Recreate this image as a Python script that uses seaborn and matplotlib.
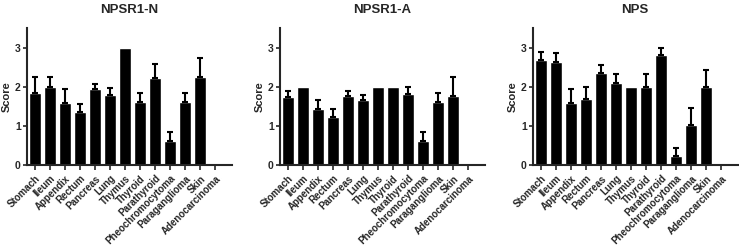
import numpy as np
import pandas as pd
import matplotlib
matplotlib.use('Agg')
import matplotlib.pyplot as plt
import seaborn as sns

# tissue categories
tissues = ['Stomach', 'Ileum', 'Appendix', 'Rectum', 'Pancreas', 'Lung', 'Thymus',
           'Thyroid', 'Parathyroid', 'Pheochromocytoma', 'Paraganglioma', 'Skin',
           'Adenocarcinoma']

# mean scores + upper error (SEM) per panel
npsr1_n_mean = [1.85, 2.0, 1.58, 1.35, 1.94, 1.79, 3.0, 1.62, 2.21, 0.62, 1.62, 2.26, 0]
npsr1_n_err = [0.40, 0.26, 0.37, 0.21, 0.13, 0.18, 0, 0.23, 0.37, 0.23, 0.23, 0.47, 0]

npsr1_a_mean = [1.73, 2.0, 1.44, 1.22, 1.77, 1.67, 2.0, 2.0, 1.82, 0.62, 1.62, 1.76, 0]
npsr1_a_err = [0.17, 0, 0.21, 0.21, 0.13, 0.12, 0, 0, 0.18, 0.23, 0.23, 0.48, 0]

nps_mean = [2.68, 2.62, 1.58, 1.68, 2.34, 2.09, 2.0, 2.0, 2.81, 0.22, 1.02, 2.0, 0]
nps_err = [0.20, 0.23, 0.37, 0.32, 0.22, 0.23, 0, 0.32, 0.19, 0.21, 0.44, 0.42, 0]

titles = ['NPSR1-N', 'NPSR1-A', 'NPS']
means = [npsr1_n_mean, npsr1_a_mean, nps_mean]
errs = [npsr1_n_err, npsr1_a_err, nps_err]

sns.set_style('ticks')
plt.rcParams['font.family'] = ['Liberation Sans', 'DejaVu Sans']
plt.rcParams['font.weight'] = 'bold'

W, H = 739, 249
fig = plt.figure(figsize=(W / 100, H / 100), dpi=100)

lefts = [27, 280, 533]
for i in range(3):
    ax = fig.add_axes([lefts[i] / W, (H - 165) / H, 205 / W, (165 - 28) / H])
    df = pd.DataFrame({'tissue': tissues, 'score': means[i]})
    sns.barplot(data=df, x='tissue', y='score', color='black', width=0.8,
                saturation=1, ax=ax, errorbar=None)
    x = np.arange(len(tissues))
    e = np.array(errs[i])
    m = np.array(means[i])
    mask = e > 0
    ax.errorbar(x[mask], m[mask], yerr=[np.zeros(mask.sum()), e[mask]],
                fmt='none', ecolor='black', elinewidth=1.5, capsize=2.5, capthick=1.5)
    ax.set_xlim(-0.55, 13.1)
    ax.set_ylim(0, 3.5)
    ax.set_yticks([0, 1, 2, 3])
    fig.text((lefts[i] + 102) / W, 1 - 10 / H, titles[i], ha='center', va='center',
             fontsize=9.5, fontweight='bold')
    ax.set_ylabel('Score', fontsize=8, fontweight='bold', labelpad=2)
    ax.set_xlabel('')
    ax.set_xticks(x)
    ax.set_xticklabels(tissues, rotation=45, ha='right', rotation_mode='anchor',
                       fontsize=7, fontweight='bold')
    ax.tick_params(axis='y', labelsize=7.5, width=1.2, length=3, pad=1.5)
    ax.tick_params(axis='x', width=1.2, length=3.5, pad=2.5)
    for s in ['left', 'bottom']:
        ax.spines[s].set_linewidth(1.5)
    sns.despine(ax=ax)

fig.savefig('out.png', dpi=100)
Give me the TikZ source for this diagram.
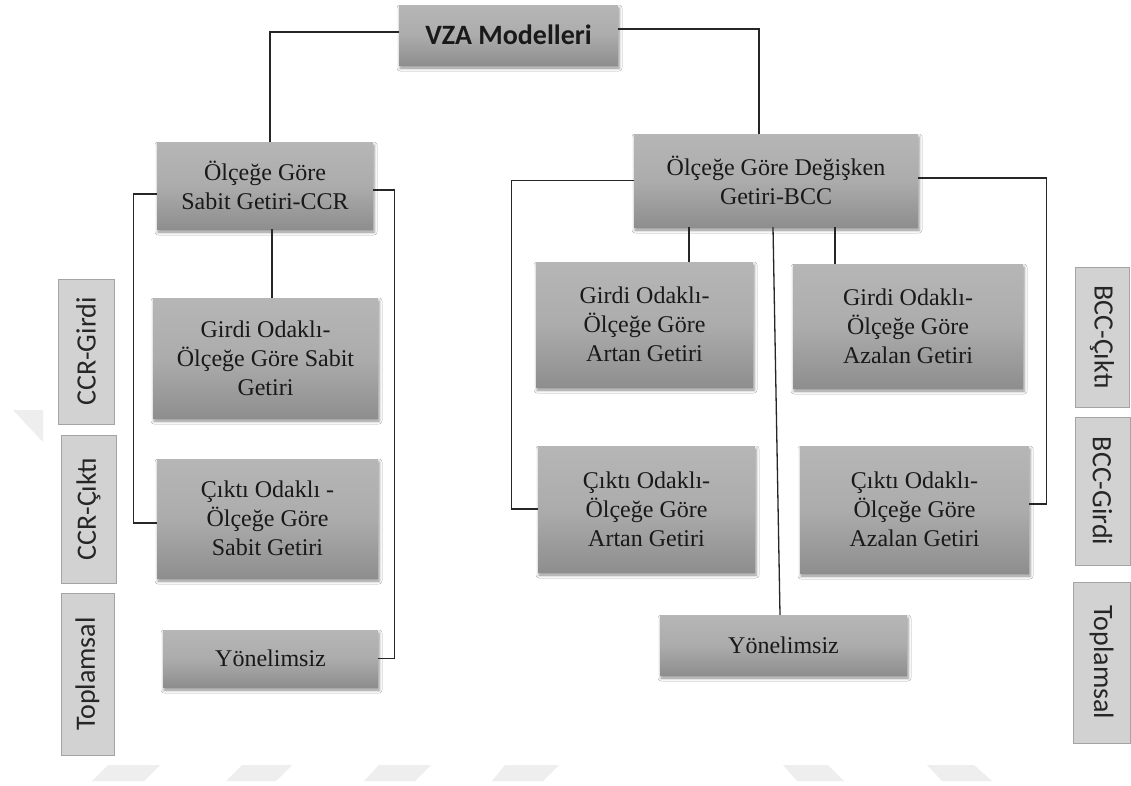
\documentclass[tikz,border=0pt]{standalone}
\usepackage{fontspec}
\setmainfont{Liberation Serif}
\newfontfamily\carl{Carlito}
\usetikzlibrary{shadows.blur}
\definecolor{boxtop}{HTML}{B6B6B6}
\definecolor{boxmid}{HTML}{ACACAC}
\definecolor{boxbot}{HTML}{8E8E8E}
\definecolor{sidefill}{HTML}{D2D2D2}
\definecolor{sideline}{HTML}{A4A4A4}
\definecolor{linecol}{HTML}{262626}
\definecolor{wmark}{HTML}{EEEEEE}
\tikzset{
  gbox/.style={shading=axis, top color=boxtop, bottom color=boxbot, middle color=boxmid,
    blur shadow={shadow xshift=1pt, shadow yshift=-3pt, shadow blur radius=3pt, shadow opacity=45},
    align=center, text=black!90, inner sep=2pt,
    font=\fontsize{24}{29}\selectfont},
  sidebox/.style={fill=sidefill, draw=sideline, line width=1pt, inner sep=0pt,
    text=black!85, font=\carl\fontsize{28}{32}\selectfont},
  conn/.style={draw=linecol, line width=1.3pt}
}
\begin{document}
\begin{tikzpicture}[x=1pt,y=-1pt]
\useasboundingbox (0,0) rectangle (1131,785);
\fill[white] (0,0) rectangle (1131,785);
% faint watermark shapes
\fill[wmark] (108,765) -- (160,765) -- (144,781) -- (92,781) -- cycle;
\fill[wmark] (242,765) -- (292,765) -- (276,781) -- (226,781) -- cycle;
\fill[wmark] (379,765) -- (431,765) -- (415,781) -- (364,781) -- cycle;
\fill[wmark] (505,765) -- (559,765) -- (543,781) -- (492,781) -- cycle;
\fill[wmark] (783,765) -- (828,765) -- (844,781) -- (797,781) -- cycle;
\fill[wmark] (927,765) -- (974,765) -- (992,781) -- (942,781) -- cycle;
\fill[wmark] (13,410) -- (43,410) -- (43,442) -- cycle;

% main boxes
\node[gbox, minimum width=219pt, minimum height=60pt, font=\carl\bfseries\fontsize{28}{32}\selectfont] (vza) at (508.5,35) {VZA Modelleri};
\node[gbox, minimum width=216pt, minimum height=87pt] (ccr) at (265,185.5) {Ölçeğe Göre\\Sabit Getiri-CCR};
\node[gbox, minimum width=225pt, minimum height=120pt] (cg) at (265.5,358) {Girdi Odaklı-\\Ölçeğe Göre Sabit\\Getiri};
\node[gbox, minimum width=221pt, minimum height=119pt] (cc) at (267.5,518.5) {Çıktı Odaklı -\\Ölçeğe Göre\\Sabit Getiri};
\node[gbox, minimum width=215pt, minimum height=57pt] (cy) at (270.5,658.5) {Yönelimsiz};
\node[gbox, minimum width=284pt, minimum height=93pt] (bcc) at (776,180.5) {Ölçeğe Göre Değişken\\Getiri-BCC};
\node[gbox, minimum width=217pt, minimum height=125pt] (ga) at (644.5,324.5) {Girdi Odaklı-\\Ölçeğe Göre\\Artan Getiri};
\node[gbox, minimum width=230pt, minimum height=124pt] (gz) at (908,326) {Girdi Odaklı-\\Ölçeğe Göre\\Azalan Getiri};
\node[gbox, minimum width=217pt, minimum height=126pt] (ca) at (646.5,509) {Çıktı Odaklı-\\Ölçeğe Göre\\Artan Getiri};
\node[gbox, minimum width=229pt, minimum height=127pt] (cz) at (914.5,509.5) {Çıktı Odaklı-\\Ölçeğe Göre\\Azalan Getiri};
\node[gbox, minimum width=247pt, minimum height=60pt] (by) at (783.5,645) {Yönelimsiz};

% side labels
\node[sidebox, rotate=90, minimum width=145pt, minimum height=56pt] (l1) at (86,351.5) {CCR-Girdi};
\node[sidebox, rotate=90, minimum width=148pt, minimum height=55pt] (l2) at (88.5,509) {CCR-Çıktı};
\node[sidebox, rotate=90, minimum width=162pt, minimum height=53pt] (l3) at (87.5,674) {Toplamsal};
\node[sidebox, rotate=-90, minimum width=140pt, minimum height=54pt] (r1) at (1102,337) {BCC-Çıktı};
\node[sidebox, rotate=-90, minimum width=148pt, minimum height=55pt] (r2) at (1102.5,491) {BCC-Girdi};
\node[sidebox, rotate=-90, minimum width=161pt, minimum height=57pt] (r3) at (1101.5,662.5) {Toplamsal};

% connectors
\draw[conn] ([yshift=3pt]vza.west) -| ([xshift=5pt]ccr.north);
\draw[conn] ([yshift=6pt]vza.east) -| ([xshift=-17pt]bcc.north);
\draw[conn] ([yshift=-8.5pt]ccr.west) -- ++(-23,0) |- ([yshift=-4.5pt]cc.west);
\draw[conn] ([yshift=-4.5pt]ccr.east) -- ++(21,0) |- (cy.east);
\draw[conn] ([xshift=7pt]ccr.south) -- ([xshift=7pt]ccr.south |- cg.north);
\draw[conn] (bcc.west) -- ++(-122,0) |- (ca.west);
\draw[conn] ([yshift=2.5pt]bcc.east) -- ++(128,0) |- ([yshift=5.5pt]cz.east);
\draw[conn] ([xshift=44.5pt]ga.north |- bcc.south) -- ([xshift=44.5pt]ga.north);
\draw[conn] ([xshift=-73pt]gz.north |- bcc.south) -- ([xshift=-73pt]gz.north);
\draw[conn] ([xshift=-3pt]bcc.south) -- ([xshift=-3.5pt]by.north);
\end{tikzpicture}
\end{document}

____________

__WHAT YOU ARE ASKED TO DO__: List each line in the listing that contains the string "seaborn".

__RESULT OF THE TASK__:
Recreate this image as a Python script that uses seaborn and matplotlib.
import seaborn as sns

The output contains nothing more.